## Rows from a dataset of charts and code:
· · · · ·

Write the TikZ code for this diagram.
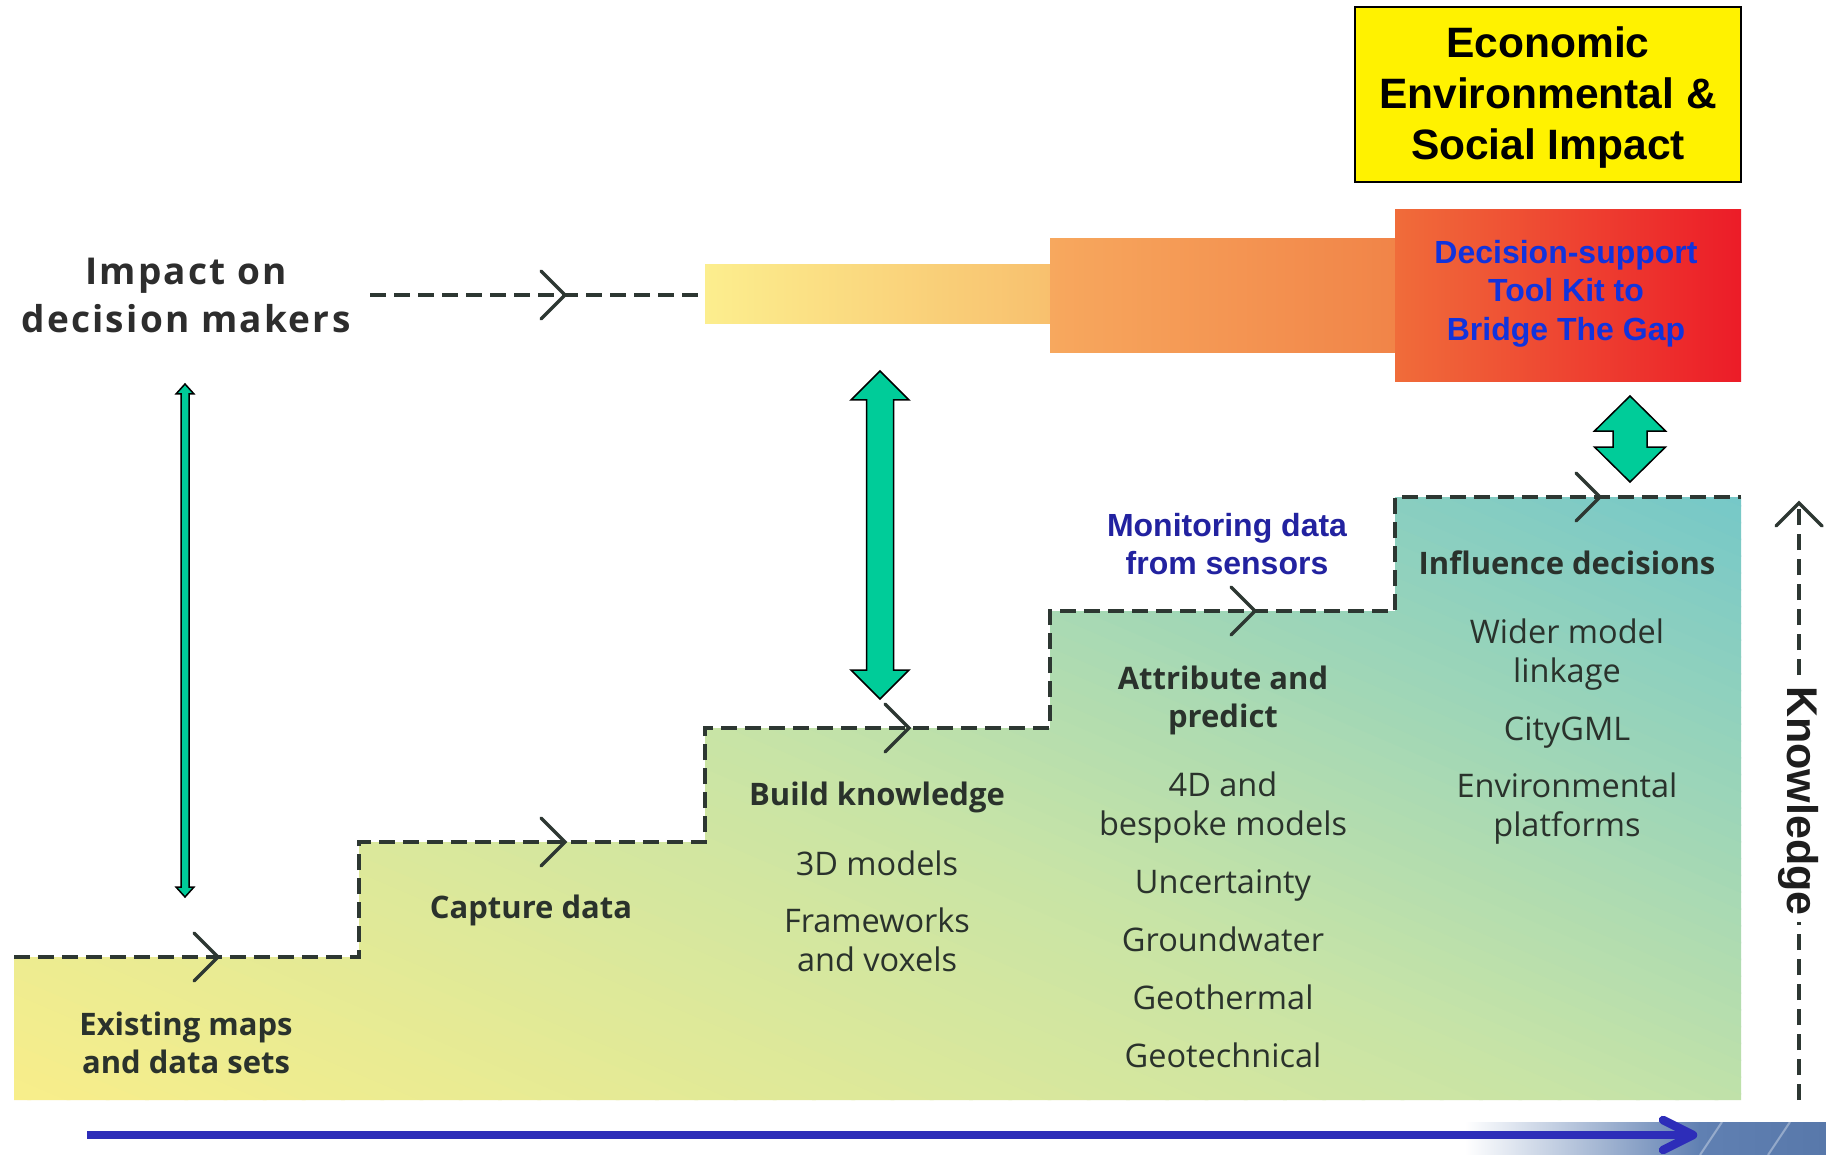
\documentclass[tikz,border=0pt]{standalone}
\usepackage{fontspec}
\setmainfont{Open Sans}
\newfontfamily\arialf{Liberation Sans}
\newfontfamily\spacedf{Open Sans}[LetterSpace=6]
\usetikzlibrary{calc}
\definecolor{txt}{RGB}{42,50,44}
\definecolor{dashc}{RGB}{45,55,50}
\definecolor{grn}{RGB}{0,204,153}
\definecolor{stepY}{RGB}{248,238,138}
\definecolor{stepM}{RGB}{200,228,166}
\definecolor{stepT}{RGB}{118,200,200}
\definecolor{blueT}{RGB}{17,51,221}
\definecolor{navyT}{RGB}{34,34,160}
\definecolor{arrB}{RGB}{45,45,185}
\definecolor{barB}{RGB}{96,128,178}
\definecolor{barB2}{RGB}{88,120,170}
\begin{document}
\begin{tikzpicture}[x=1pt,y=-1pt,
  dashline/.style={draw=dashc, line width=3.5pt, dash pattern=on 16pt off 8pt},
  chev/.style={draw=dashc, line width=3.5pt, line cap=round},
  item/.style={text=txt, align=center, inner sep=0pt, font=\fontsize{32.5}{39}\selectfont},
  head/.style={text=txt, align=center, inner sep=0pt, font=\bfseries\fontsize{31}{38}\selectfont},
  garrow/.style={fill=grn, draw=black, line width=1.5pt, line join=miter},
]
\useasboundingbox (0,0) rectangle (1826,1155);
\fill[white] (0,0) rectangle (1826,1155);

% staircase background: diagonal gradient built from thin bands
\begin{scope}
\clip (14,1100) -- (14,957) -- (359,957) -- (359,842) -- (705,842) -- (705,728)
  -- (1050,728) -- (1050,611) -- (1395,611) -- (1395,497) -- (1741,497) -- (1741,1100) -- cycle;
\foreach \i in {0,...,83} {
  \pgfmathsetmacro\tc{-0.02+\i*0.0125}
  \pgfmathsetmacro\tn{\tc+0.0135}
  \pgfmathsetmacro\tm{\tc+0.00625}
  \pgfmathsetmacro\pp{max(0,min(100,\tm*200))}
  \pgfmathsetmacro\qq{max(0,min(100,(\tm-0.5)*200))}
  \ifdim\tm pt<0.5pt \colorlet{bandc}{stepM!\pp!stepY}\else\colorlet{bandc}{stepT!\qq!stepM}\fi
  \fill[bandc] ({14+\tc*3140},1101) -- ({14+\tn*3140},1101)
    -- ({14+(\tn-0.45)*3140},496) -- ({14+(\tc-0.45)*3140},496) -- cycle;
}
\end{scope}

% staircase dashed outline
\coordinate (s0) at (14,957);
\coordinate (s1) at (359,957);
\coordinate (s2) at (359,842);
\coordinate (s3) at (705,842);
\coordinate (s4) at (705,728);
\coordinate (s5) at (1050,728);
\coordinate (s6) at (1050,611);
\coordinate (s7) at (1395,611);
\coordinate (s8) at (1395,497);
\coordinate (s9) at (1741,497);
\draw[dashline] (s0) -- (s1) -- (s2) -- (s3) -- (s4) -- (s5) -- (s6) -- (s7) -- (s8) -- (s9);

% top dashed line
\coordinate (t0) at (370,295);
\coordinate (t1) at (705,295);
\draw[dashline] (t0) -- (t1);

% chevrons
\foreach \n/\p in {c1/{218,957}, c2/{565,842}, c3/{909,728}, c4/{1255,611}, c5/{1600,497}, c6/{565,295}} {
  \coordinate (\n) at (\p);
  \draw[chev] ($(\n)+(-24,-24)$) -- (\n) -- ($(\n)+(-24,24)$);
}

% top gradient blocks
\shade[left color={rgb,255:red,252;green,238;blue,142}, right color={rgb,255:red,248;green,192;blue,110}]
  (705,265) rectangle (1050,324);
\shade[left color={rgb,255:red,247;green,168;blue,94}, right color={rgb,255:red,241;green,132;blue,72}]
  (1050,239) rectangle (1395,353);
\shade[left color={rgb,255:red,240;green,108;blue,58}, right color={rgb,255:red,236;green,28;blue,40}]
  (1395,210) rectangle (1741,382);

% yellow box
\node[draw=black, line width=2pt, fill=yellow, minimum width=386pt, minimum height=175pt, inner sep=0pt]
  (impact) at (1548,94.5) {};
\node[align=center, inner sep=0pt, font=\arialf\bfseries\fontsize{42.5}{51}\selectfont]
  (impacttxt) at (1548,98) {Economic\\Environmental \&\\Social Impact};

% decision-support text
\node[align=center, text=blueT, inner sep=0pt, font=\arialf\bfseries\fontsize{32}{38.5}\selectfont]
  (dst) at (1566,293.5) {Decision-support\\Tool Kit to\\Bridge The Gap};

% monitoring text
\node[align=center, text=navyT, inner sep=0pt, font=\arialf\bfseries\fontsize{32}{38}\selectfont]
  (mon) at (1227,544) {Monitoring data\\from sensors};

% Impact on decision makers
\node[align=center, text={rgb,255:red,45;green,45;blue,45}, inner sep=0pt,
      font=\spacedf\bfseries\fontsize{37}{48}\selectfont]
  (idm) at (186,295) {Impact on\\decision makers};

% step texts
\node[head] (ex) at (186,1042.5) {Existing maps\\and data sets};
\node[head] (cap) at (531,910.5) {Capture data};
\node[head] (bk) at (877,797.5) {Build knowledge};
\node[item] (m3d) at (877,863) {3D models};
\node[item] (fw) at (877,939.5) {Frameworks\\and voxels};
\node[head] (ap) at (1223,700.5) {Attribute and\\predict};
\node[item] (m4d) at (1223,808) {4D and\\bespoke models};
\node[item] (unc) at (1223,885.5) {Uncertainty};
\node[item] (gw) at (1223,939) {Groundwater};
\node[item] (gth) at (1223,997) {Geothermal};
\node[item] (gtc) at (1223,1055) {Geotechnical};
\node[head] (inf) at (1567,563) {Influence decisions};
\node[item] (wml) at (1567,654.5) {Wider model\\linkage};
\node[item] (cgml) at (1567,732.5) {CityGML};
\node[item] (env) at (1567,808.5) {Environmental\\platforms};

% Knowledge axis
\coordinate (k0) at (1799,1100);
\coordinate (k1) at (1799,503);
\draw[dashline, dash pattern=on 16pt off 9pt] (k0) -- (k1);
\draw[chev] ($(k1)+(-23,23)$) -- (k1) -- ($(k1)+(23,23)$);
\node[rotate=-90, fill=white, inner sep=6pt, text={rgb,255:red,30;green,30;blue,30},
      font=\arialf\bfseries\fontsize{43}{43}\selectfont] (know) at (1799,801) {Knowledge};

% green double arrows
\coordinate (g1) at (185,384);
\draw[garrow] (g1) -- ++(9,10) -- ++(-5,0) -- ++(0,493) -- ++(5,0) -- ++(-9,10)
  -- ++(-9,-10) -- ++(5,0) -- ++(0,-493) -- ++(-5,0) -- cycle;
\coordinate (g2) at (880,371);
\draw[garrow] (g2) -- ++(29,29) -- ++(-15.5,0) -- ++(0,270) -- ++(15.5,0) -- ++(-29,29)
  -- ++(-29,-29) -- ++(15.5,0) -- ++(0,-270) -- ++(-15.5,0) -- cycle;
\coordinate (g3) at (1630,396);
\draw[garrow] (g3) -- ++(35.5,35) -- ++(-18.5,0) -- ++(0,16) -- ++(18.5,0) -- ++(-35.5,35)
  -- ++(-35.5,-35) -- ++(18.5,0) -- ++(0,-16) -- ++(-18.5,0) -- cycle;

% bottom bar
\shade[left color=white, right color=barB] (1465,1122) rectangle (1700,1155);
\shade[left color=barB, right color=barB2] (1699,1122) rectangle (1826,1155);
\draw[white, opacity=0.35, line width=2pt] (1700,1155) -- (1722,1122);
\draw[white, opacity=0.35, line width=2pt] (1768,1155) -- (1790,1122);

% bottom blue arrow
\coordinate (b0) at (87,1135);
\coordinate (b1) at (1693,1135);
\draw[arrB, line width=8pt] (b0) -- ($(b1)+(-4,0)$);
\draw[arrB, line width=8.5pt, line cap=round, line join=round]
  ($(b1)+(-30,-15)$) -- (b1) -- ($(b1)+(-30,15)$);
\end{tikzpicture}
\end{document}
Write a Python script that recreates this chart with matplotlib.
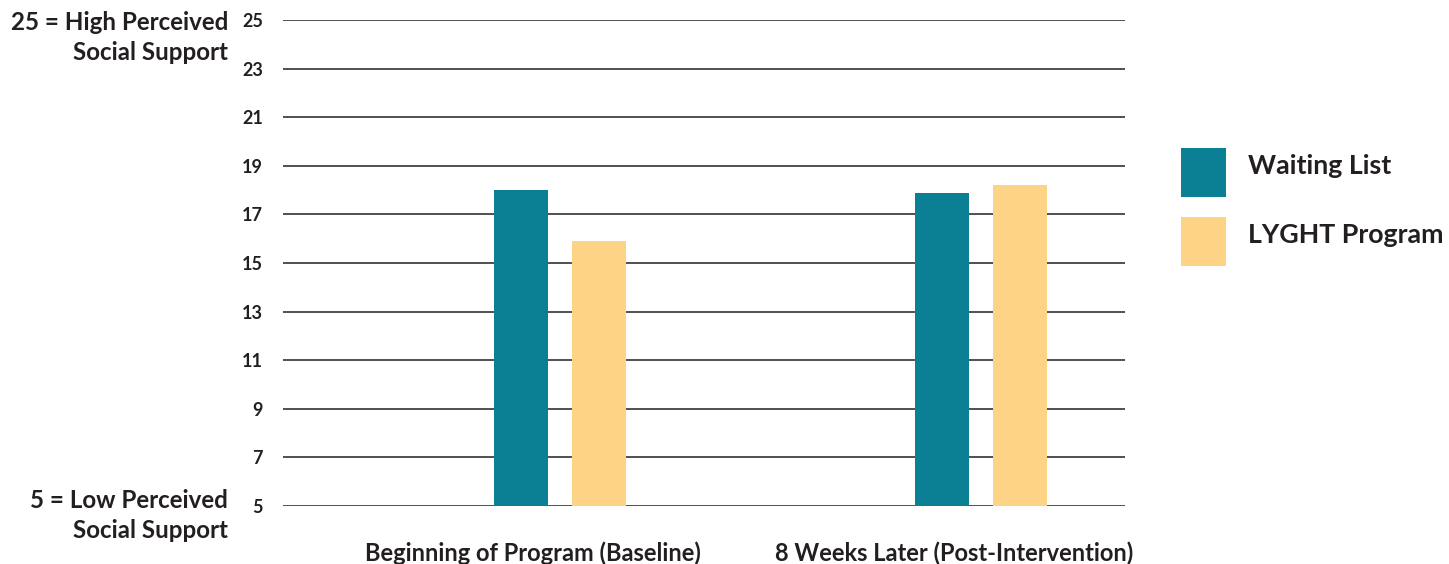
import numpy as np
import matplotlib
matplotlib.use("Agg")
import matplotlib.pyplot as plt
import matplotlib.patches as mpatches
import matplotlib.transforms as mtransforms

# ── Data ──────────────────────────────────────────────────────────────────
GROUPS = ["Beginning of Program (Baseline)", "8 Weeks Later (Post-Intervention)"]
WAITING = [18.0, 17.9]
LYGHT = [15.9, 18.2]
SERIES = ["Waiting List", "LYGHT Program"]
YTICKS = [5, 7, 9, 11, 13, 15, 17, 19, 21, 23, 25]

# ── Styling ───────────────────────────────────────────────────────────────
TEAL = "#0B7F93"
GOLD = "#FDD486"
INK = "#231F20"
FONT = "Lato"

plt.rcParams["font.family"] = [FONT, "DejaVu Sans"]
plt.rcParams["font.weight"] = "bold"

fig = plt.figure(figsize=(14.49, 5.64), dpi=100)
ax = fig.add_axes([0.1953, 0.1028, 0.5811, 0.8617])

x = np.arange(len(GROUPS))
width = 0.128
offset = 0.0926
ax.bar(x - offset, np.array(WAITING) - 5, width, bottom=5, color=TEAL, zorder=3)
ax.bar(x + offset, np.array(LYGHT) - 5, width, bottom=5, color=GOLD, zorder=3)

ax.set_xlim(-0.658, 1.342)
ax.set_ylim(5, 25)
for yv in YTICKS:
    ax.axhline(yv, color=INK, lw=1.1, zorder=2)

ax.set_yticks(YTICKS)
ax.set_yticklabels([str(v) for v in YTICKS], fontsize=13, fontweight="bold", color=INK)
ax.tick_params(axis="y", length=0, pad=14.5)
ax.set_xticks([])
for spine in ax.spines.values():
    spine.set_visible(False)

# category labels under the baseline, nudged a little left of the bar pairs
shift = mtransforms.ScaledTranslation(-27 / 100, 0, fig.dpi_scale_trans)
trans = mtransforms.blended_transform_factory(ax.transData, fig.transFigure) + shift
for xi, label in zip(x, GROUPS):
    ax.text(xi, 1 - 553 / 564, label, transform=trans,
            ha="center", va="center", fontsize=17, fontweight="bold", color=INK)

# scale end annotations
notes = [
    (22, "25 = High Perceived"),
    (53, "Social Support"),
    (500, "5 = Low Perceived"),
    (530, "Social Support"),
]
for ypx, txt in notes:
    fig.text(228 / 1449, 1 - ypx / 564, txt, ha="right", va="center",
             fontsize=17.4, fontweight="bold", color=INK)

# legend squares and labels
for i, (name, col) in enumerate(zip(SERIES, [TEAL, GOLD])):
    top = 148 + i * 69
    fig.patches.append(mpatches.Rectangle(
        (1181 / 1449, 1 - (top + 49) / 564), 45 / 1449, 49 / 564,
        transform=fig.transFigure, facecolor=col, edgecolor="none"))
    fig.text(1248 / 1449, 1 - (top + 18) / 564, name, ha="left", va="center",
             fontsize=19.3, fontweight="bold", color=INK)

fig.savefig("out.png", dpi=100, facecolor="white")
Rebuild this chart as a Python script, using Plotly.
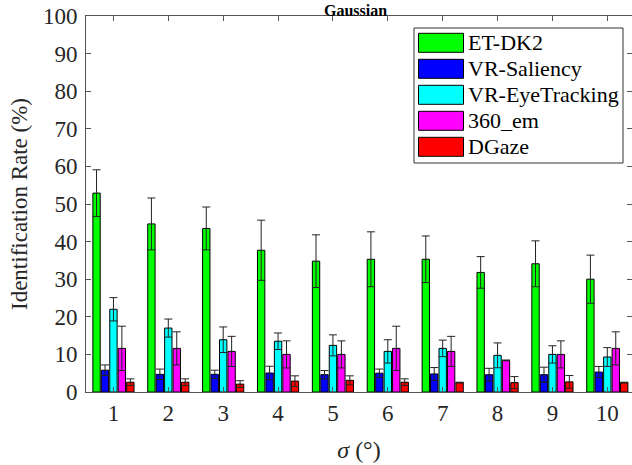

· · · · ·

## AIM OF THE EXERCISE:
Lines from the one with "Write a Python" through the one with "spine.set_visible(False)" are the only ones to quote. Quote them exactly and leave out pictures.

## FULL ANSWER:
Write a Python script that recreates this chart with matplotlib.
import numpy as np
import matplotlib
matplotlib.use("Agg")
import matplotlib.pyplot as plt
import matplotlib.patches as mpatches
import matplotlib.transforms as mtransforms

# ── Data ──────────────────────────────────────────────────────────────────
GROUPS = ["Beginning of Program (Baseline)", "8 Weeks Later (Post-Intervention)"]
WAITING = [18.0, 17.9]
LYGHT = [15.9, 18.2]
SERIES = ["Waiting List", "LYGHT Program"]
YTICKS = [5, 7, 9, 11, 13, 15, 17, 19, 21, 23, 25]

# ── Styling ───────────────────────────────────────────────────────────────
TEAL = "#0B7F93"
GOLD = "#FDD486"
INK = "#231F20"
FONT = "Lato"

plt.rcParams["font.family"] = [FONT, "DejaVu Sans"]
plt.rcParams["font.weight"] = "bold"

fig = plt.figure(figsize=(14.49, 5.64), dpi=100)
ax = fig.add_axes([0.1953, 0.1028, 0.5811, 0.8617])

x = np.arange(len(GROUPS))
width = 0.128
offset = 0.0926
ax.bar(x - offset, np.array(WAITING) - 5, width, bottom=5, color=TEAL, zorder=3)
ax.bar(x + offset, np.array(LYGHT) - 5, width, bottom=5, color=GOLD, zorder=3)

ax.set_xlim(-0.658, 1.342)
ax.set_ylim(5, 25)
for yv in YTICKS:
    ax.axhline(yv, color=INK, lw=1.1, zorder=2)

ax.set_yticks(YTICKS)
ax.set_yticklabels([str(v) for v in YTICKS], fontsize=13, fontweight="bold", color=INK)
ax.tick_params(axis="y", length=0, pad=14.5)
ax.set_xticks([])
for spine in ax.spines.values():
    spine.set_visible(False)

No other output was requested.